I think it is clear from the evidence in the record that the respondent has fully complied with the conditions necessary for him to benefit from the ten-year prescription, if his testimony is accepted as true and preferred to appellant’s testimony: this is precisely what the trial judge held, and appellant was not able on appeal to show any manifest error in this conclusion on the facts, which the trial judge was in the best position to make.
In this Court, however, appellant put forward the argument that the ten-year prescription does not assist respondent’s case, as the argument of the latter involves claiming to prescribe beyond the limits of his title. Thus, the measurements of one hundred and fifty feet (150′) by two hundred and twenty-five feet (225′) indicated in the deed give a surface area of thirty‑three thousand seven hundred and fifty square feet (33,750 square feet), whereas respondent is claiming an area of forty-five thousand eight hundred and thirty square feet (45,830 square feet) or an additional area of twelve thousand and eighty square feet (12,080 square feet).
Appellant wrote in his factum:
[TRANSLATION] Respondent is claiming a greater area than is given to him by his title: he lacked a title for the excess portion, namely the parcel of land at issue, and could only rely on the legal prescription, that is by thirty years, as to this excess.
In my opinion appellant is correct, and if respondent is entitled to the ownership of all of the piece of land between Lavoie Lake and the 50′ Road, as to which I express no opinion, it cannot be as a result of the ten-year prescription which is the sole basis of his action.
Mignault, in his treatise Le droit civil canadien, vol. 9, at p. 499, wrote:
[TRANSLATION] I have already said that possession must be in accordance with title.
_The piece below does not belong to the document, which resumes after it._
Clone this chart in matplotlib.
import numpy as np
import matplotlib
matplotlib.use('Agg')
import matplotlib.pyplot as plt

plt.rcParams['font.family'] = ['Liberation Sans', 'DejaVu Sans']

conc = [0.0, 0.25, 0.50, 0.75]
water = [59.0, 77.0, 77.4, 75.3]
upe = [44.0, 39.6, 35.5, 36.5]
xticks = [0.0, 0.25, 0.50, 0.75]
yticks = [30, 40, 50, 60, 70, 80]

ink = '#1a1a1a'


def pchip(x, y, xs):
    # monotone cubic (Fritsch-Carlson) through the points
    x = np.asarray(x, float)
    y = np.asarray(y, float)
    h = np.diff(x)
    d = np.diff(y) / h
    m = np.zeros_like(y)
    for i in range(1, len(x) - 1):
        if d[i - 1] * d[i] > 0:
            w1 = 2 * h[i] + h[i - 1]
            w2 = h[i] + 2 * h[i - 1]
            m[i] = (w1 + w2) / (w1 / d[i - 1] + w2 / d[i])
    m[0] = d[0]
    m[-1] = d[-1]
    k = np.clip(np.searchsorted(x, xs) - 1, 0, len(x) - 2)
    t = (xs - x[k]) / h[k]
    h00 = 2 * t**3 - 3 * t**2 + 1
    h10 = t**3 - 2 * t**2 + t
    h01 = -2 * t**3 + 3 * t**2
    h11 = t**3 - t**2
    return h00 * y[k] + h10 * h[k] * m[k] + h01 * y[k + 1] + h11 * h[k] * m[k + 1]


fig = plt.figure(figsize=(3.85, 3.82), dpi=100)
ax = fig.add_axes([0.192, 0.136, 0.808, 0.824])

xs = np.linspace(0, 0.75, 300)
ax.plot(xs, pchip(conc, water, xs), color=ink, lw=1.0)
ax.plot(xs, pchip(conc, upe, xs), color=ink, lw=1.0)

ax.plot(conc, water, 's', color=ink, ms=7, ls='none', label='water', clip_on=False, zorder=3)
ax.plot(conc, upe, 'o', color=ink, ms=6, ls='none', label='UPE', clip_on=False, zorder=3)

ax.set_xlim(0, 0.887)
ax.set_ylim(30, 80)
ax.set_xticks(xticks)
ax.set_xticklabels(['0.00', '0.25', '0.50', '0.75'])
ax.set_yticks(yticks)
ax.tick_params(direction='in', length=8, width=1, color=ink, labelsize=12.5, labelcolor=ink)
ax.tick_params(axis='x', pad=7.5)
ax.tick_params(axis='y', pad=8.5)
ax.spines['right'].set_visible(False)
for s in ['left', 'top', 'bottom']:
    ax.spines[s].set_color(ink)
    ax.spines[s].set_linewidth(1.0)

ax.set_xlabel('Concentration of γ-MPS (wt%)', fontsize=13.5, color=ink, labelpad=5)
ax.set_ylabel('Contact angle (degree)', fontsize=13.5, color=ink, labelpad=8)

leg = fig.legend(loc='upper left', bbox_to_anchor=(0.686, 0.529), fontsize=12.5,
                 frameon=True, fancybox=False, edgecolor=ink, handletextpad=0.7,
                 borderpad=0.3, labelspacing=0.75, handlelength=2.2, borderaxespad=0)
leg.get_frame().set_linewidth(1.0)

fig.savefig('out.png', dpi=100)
If the possessor has possessed a larger area than his title gives him, he will have no title for the excess portion, and cannot rely on the ten-year prescription as to that portion.
Rodys, Traité de droit civil du Québec, vol. 15, wrote at p. 126:
[TRANSLATION]The holder possesses without title anything that is beyond the limits of the title;
…it is the legal prescription that will be applied to anything beyond the limits of the title (as for example, a larger piece of land), and this is the logical consequence of the general principles: the ten-year prescription is only an exception to the rule, a benefit conferred by the law on persons holding in good faith with translatory title; it is of necessity limited by the extent of the title. This rule has been consistently followed in our courts.
This principle was affirmed by this Court in Chalifour v. Parent in which Taschereau J. wrote for the majority, at p. 231:
[TRANSLATION] There can be, appellant contends, prescription beyond the limits of a title. This is true. The buyer of a specific piece of land may prescribe ownership of a larger area than that conveyed to him by his title: but not by the ten-year prescription. He can only prescribe by thirty years the part not included in his title, the part beyond the limits of his title.
The appeal should be allowed, the judgments of the Court of Appeal and of the Superior Court set aside and the motion of the respondent dismissed with costs throughout.
Appeal allowed with costs.
Solicitors for the appellant: Blanshay, Blanshay, Charbonneau & Eidinger, Montreal.
Solicitors for the respondent: Godard, Bélisle, Collin & Bertrand, Ste-Agathe-des-Monts.